Unidas pelo invisível laço do afeto, as irmãs transitam pelos mesmos espaços: os sonhos de realizações na Europa e o concreto da desilusão da realidade de solo carioca. Seus cotidianos se desenrolam ao meio, a outra metade permanece presa ao peso da ausência e as tentativas de permanência, agarram-se portanto, as cartas sem resposta como o que restou da presença. Mais do que isso, esperanças sólidas de um reencontro são proferidas a todo momento, levando ao clímax: ao deparar com a falsa lápide de Guida, Eurídice explode toda a selvageria e a emoção reprimida - verde e vermelho. Reflexo da selvagem natureza e da árdua ausência mais presente do que nunca, ao ver suas esperanças desmoronadas, ateia fogo ao piano que a mantinha sã, na mais comovente e expressiva cena de “A vida invisível”, ela finalmente sucumbe às pressões patriarcais.

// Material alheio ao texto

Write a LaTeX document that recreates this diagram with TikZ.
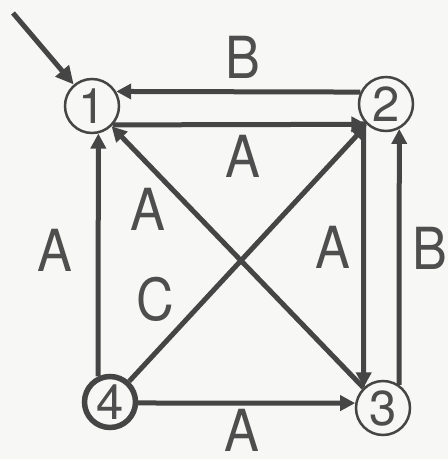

Fernanda Montenegro nos entrega essa mulher rendida. Nem se houvessem cicatrizes de queimadura resultantes do acesso de fogo ao piano, poderíamos sentir de forma tão aguda as marcas invisíveis que a vida deixou no rosto de Eurídice. Revisitando as coisas deixadas pelo marido morto, ela encontra as cartas de Guida – quem não sentiu uma nostalgia ao relembrar Central do Brasil?- seu passaporte para encontrar a neta da irmã. Também interpretada por Júlia Stcokler, choca-a pela semelhança. Assim e pela leitura das palavras de afeto que encontram sua destinatária após tantos anos, concretiza-se o esperado reencontro. Rebenta a tônica na tela: algumas ausências são permanentes, aliviadas pelos ecos dos laços que negamos a desatar no diálogo surdo. Eurídice esboça um sorriso ao ler as esperanças de Guida de um dia estarem juntas, o filme acaba. Olho em volta, grande parte do cinema tem os olhos marejados. O Oscar não viria, mas o melodrama de Aïnouz se realizou.